On April 3 Prine’s wife Fiona had posted on social media the beloved country and folk star was on his eighth day in the ICU on a ventilator, and had pneumonia in both lungs.
Once dubbed the “Mark Twain of American songwriting,” over his five decades in the music business Prine carved an image as an off-the-cuff wordsmith who forged melancholy tales with a dose of surrealist wit.
Bob Dylan has named Prine among his favorite songwriters, citing the literary yarn “Lake Marie” as a favorite from his fellow folk bard’s vast catalogue.
“Prine’s stuff is pure Proustian existentialism,” Dylan said in 2009.
“Midwestern mind-trips to the nth degree.”
Born October 10, 1946 in Maywood, Illinois, Prine took up music as a hobby before emerging on the Chicago folk revivalist scene in the late 1960s, when he was discovered by country star Kris Kristofferson.
His 1971 self-titled debut album was a critical hit, a first collection of his unique social commentary and protest songs that would make the troubadour a staple of Americana for decades to come.

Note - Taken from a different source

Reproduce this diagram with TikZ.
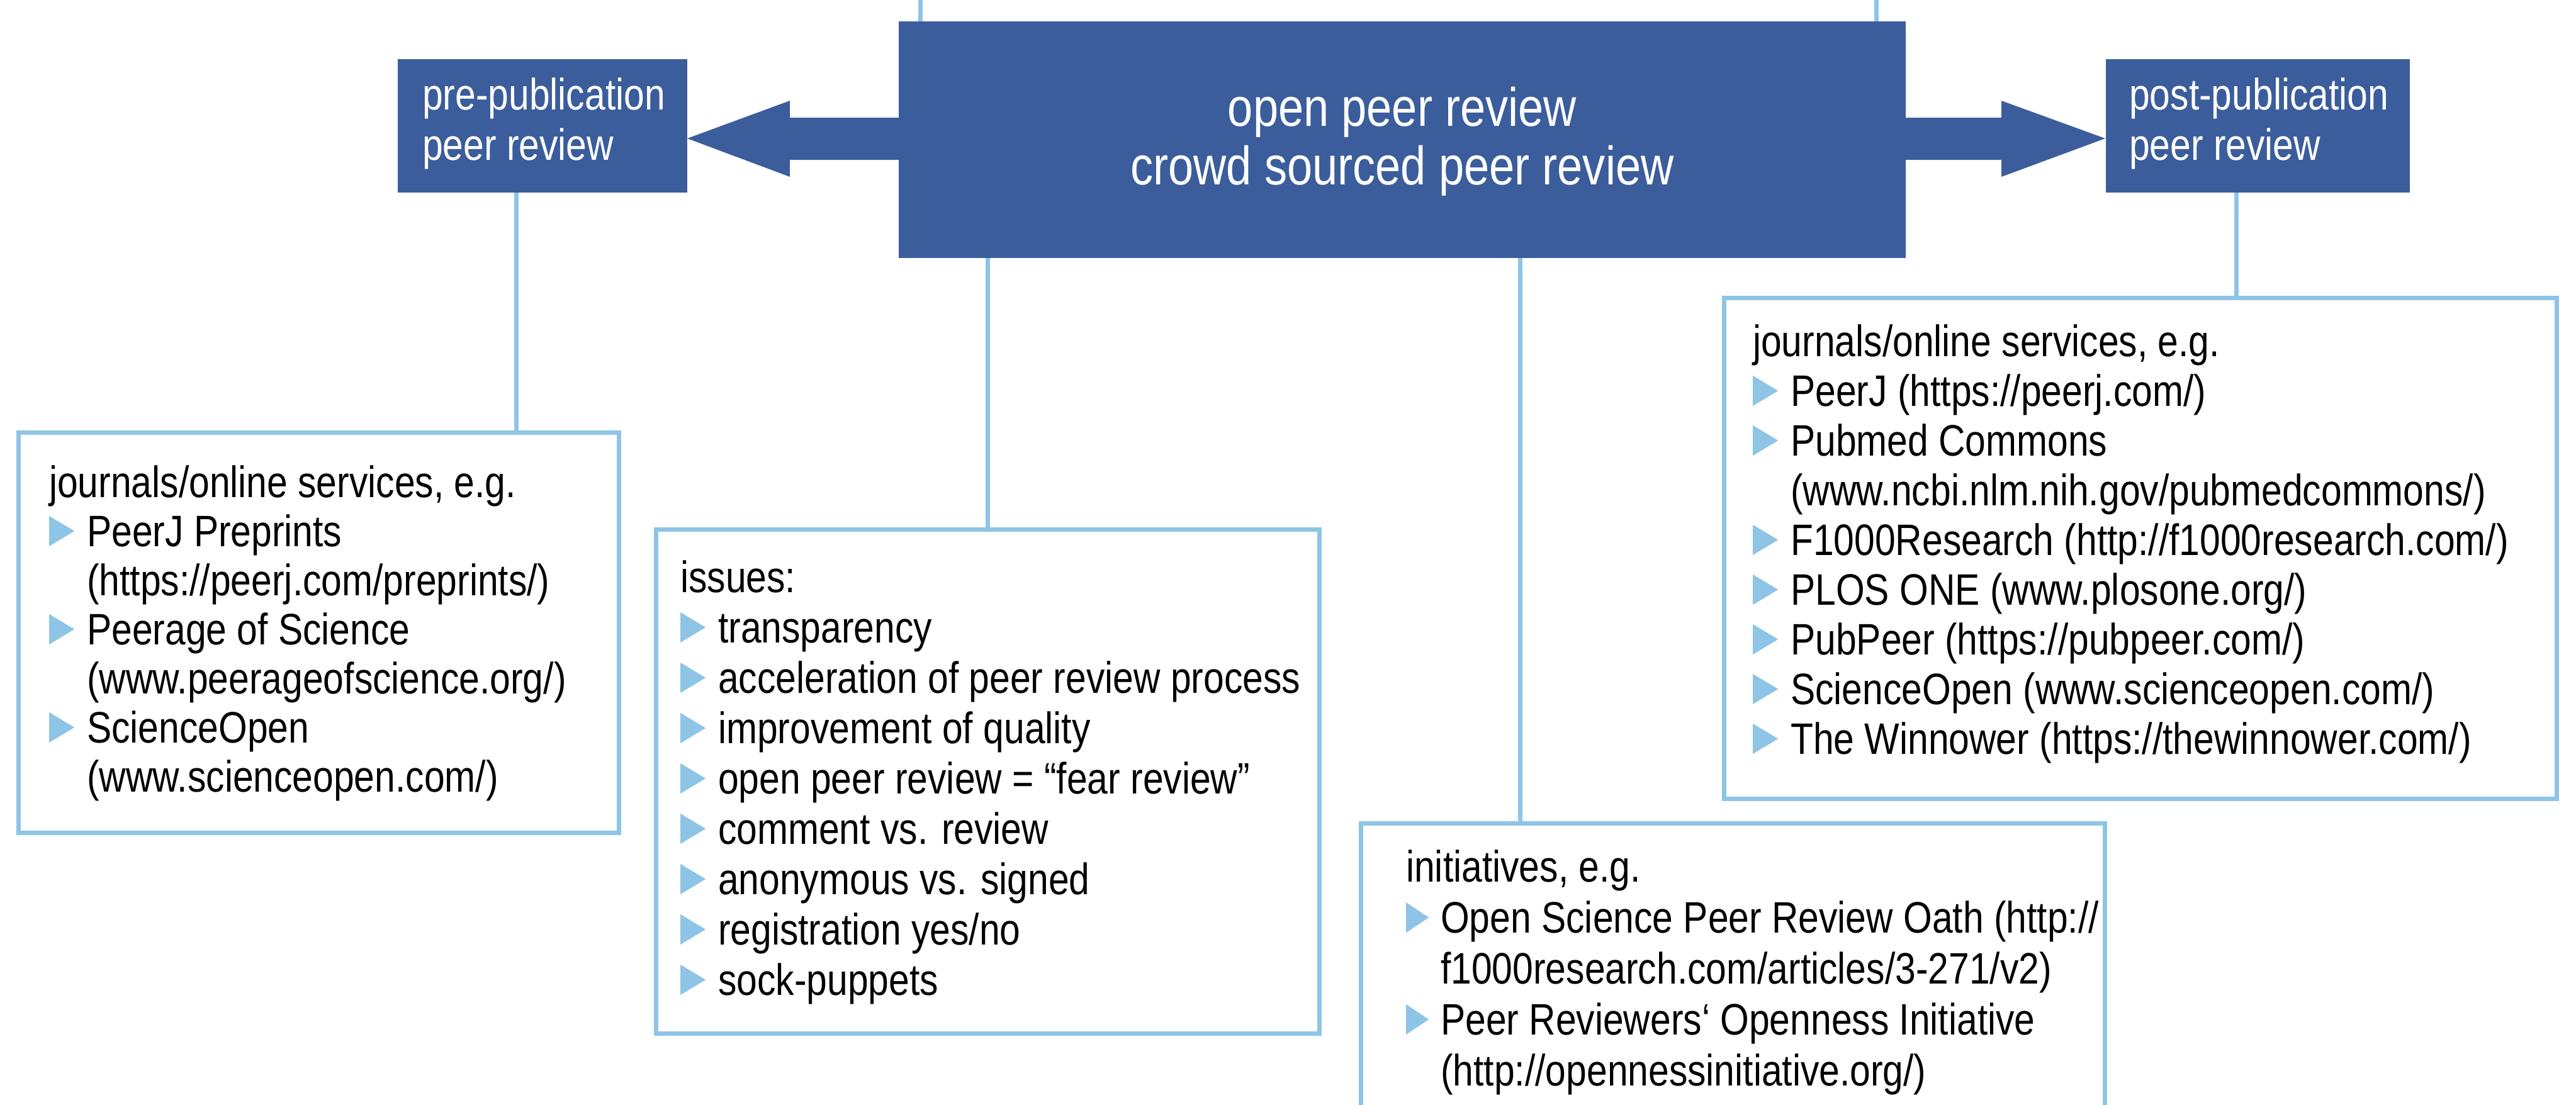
\documentclass[tikz,border=0pt]{standalone}
\usepackage{fontspec}
\setmainfont{Liberation Sans}[FakeStretch=0.84]
\usetikzlibrary{calc}
\definecolor{db}{HTML}{3B5D9C}
\definecolor{lb}{HTML}{8EC4E6}
\newcommand\bul{\makebox[60pt][l]{\tikz[x=1pt,y=1pt,baseline=0pt]\fill[lb](0,0)--(0,48)--(40,24)--cycle;}}
\newcommand\buls{\makebox[55pt][l]{\tikz[x=1pt,y=1pt,baseline=0pt]\fill[lb](0,0)--(0,48)--(36,24)--cycle;}}
\begin{document}
\begin{tikzpicture}[x=1pt,y=-1pt,
  lbox/.style={draw=lb,line width=7pt,fill=white,inner sep=0pt,anchor=north west},
  dbox/.style={fill=db,inner sep=0pt,anchor=north west},
  conn/.style={draw=lb,line width=7pt},
  wtxt/.style={text=white,inner sep=0pt,anchor=base west,font=\fontsize{70}{80}\selectfont},
  ltxt/.style={text=black,inner sep=0pt,anchor=base west},
  arr/.style={fill=db}]
\useasboundingbox (0,0) rectangle (4093,1756);

% blue boxes
\node[dbox,minimum width=1600pt,minimum height=376pt] (ctr) at (1428,34) {};
\node[dbox,minimum width=460pt,minimum height=212pt] (pre) at (632,94) {};
\node[dbox,minimum width=483pt,minimum height=212pt] (post) at (3346,94) {};

% light boxes
\node[lbox,minimum width=954pt,minimum height=636pt] (jl) at (26,684) {};
\node[lbox,minimum width=1054pt,minimum height=801pt] (iss) at (1039,838) {};
\node[lbox,minimum width=1182pt,minimum height=600pt] (ini) at (2159,1305) {};
\node[lbox,minimum width=1323pt,minimum height=796pt] (jr) at (2736,470) {};

% connectors
\coordinate (a1) at (1462,0);
\coordinate (a2) at (2981,0);
\coordinate (x1) at (820,0);
\coordinate (x2) at (1569,0);
\coordinate (x3) at (2415,0);
\coordinate (x4) at (3553,0);
\draw[conn] (a1) -- (a1 |- ctr.north);
\draw[conn] (a2) -- (a2 |- ctr.north);
\draw[conn] (x1 |- pre.south) -- (x1 |- jl.north);
\draw[conn] (x2 |- ctr.south) -- (x2 |- iss.north);
\draw[conn] (x3 |- ctr.south) -- (x3 |- ini.north);
\draw[conn] (x4 |- post.south) -- (x4 |- jr.north);

% block arrows
\fill[arr] (1430,187) -- (1255,187) -- (1255,160) -- (1092,220) -- (1255,281) -- (1255,254) -- (1430,254) -- cycle;
\fill[arr] (3026,187) -- (3180,187) -- (3180,160) -- (3345,220) -- (3180,281) -- (3180,254) -- (3026,254) -- cycle;

% texts in blue boxes
\node[text=white,inner sep=0pt,anchor=base,font=\fontsize{86}{93}\selectfont] (c1) at (2228,200) {open peer review};
\node[text=white,inner sep=0pt,anchor=base,font=\fontsize{86}{93}\selectfont] (c2) at (2228,293) {crowd sourced peer review};
\node[wtxt] (p1) at (671,174) {pre-publication};
\node[wtxt] (p2) at (671,254) {peer review};
\node[wtxt] (q1) at (3383,174) {post-publication};
\node[wtxt] (q2) at (3383,254) {peer review};

% list texts
\node[ltxt,font=\fontsize{70}{78}\selectfont] (tl) at (78,790) {\begin{tabular}[t]{@{}l@{}l@{}}
\multicolumn{2}{@{}l@{}}{journals/online services, e.g.}\\
\bul & PeerJ Preprints\\
 & (https://peerj.com/preprints/)\\
\bul & Peerage of Science\\
 & (www.peerageofscience.org/)\\
\bul & ScienceOpen\\
 & (www.scienceopen.com/)
\end{tabular}};

\node[ltxt,font=\fontsize{70}{80}\selectfont] (ti) at (1081,941) {\begin{tabular}[t]{@{}l@{}l@{}}
\multicolumn{2}{@{}l@{}}{issues:}\\
\bul & transparency\\
\bul & acceleration of peer review process\\
\bul & improvement of quality\\
\bul & open peer review = “fear review”\\
\bul & comment vs. review\\
\bul & anonymous vs. signed\\
\bul & registration yes/no\\
\bul & sock-puppets
\end{tabular}};

\node[ltxt,font=\fontsize{70}{79}\selectfont] (tr) at (2785,566) {\begin{tabular}[t]{@{}l@{}l@{}}
\multicolumn{2}{@{}l@{}}{journals/online services, e.g.}\\
\bul & PeerJ (https://peerj.com/)\\
\bul & Pubmed Commons\\
 & (www.ncbi.nlm.nih.gov/pubmedcommons/)\\
\bul & F1000Research (http://f1000research.com/)\\
\bul & PLOS ONE (www.plosone.org/)\\
\bul & PubPeer (https://pubpeer.com/)\\
\bul & ScienceOpen (www.scienceopen.com/)\\
\bul & The Winnower (https://thewinnower.com/)
\end{tabular}};

\node[ltxt,font=\fontsize{70}{81}\selectfont] (tn) at (2234,1401) {\begin{tabular}[t]{@{}l@{}l@{}}
\multicolumn{2}{@{}l@{}}{initiatives, e.g.}\\
\buls & Open Science Peer Review Oath (http://\\
 & f1000research.com/articles/3-271/v2)\\
\buls & Peer Reviewers‘ Openness Initiative\\
 & (http://opennessinitiative.org/)
\end{tabular}};
\end{tikzpicture}
\end{document}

His anti-Vietnam War hit “Your Flag Decal Won’t Get You Into Heaven Anymore” found a second coming in the early 2000s as the United States embarked on wars in Afghanistan and Iraq, earning Prine both standing ovations and angry hate mail.
“When someone turns the country backwards,” he told Florida’s St. Petersburg Times in 2005, “they should at least expect to be called out on it.”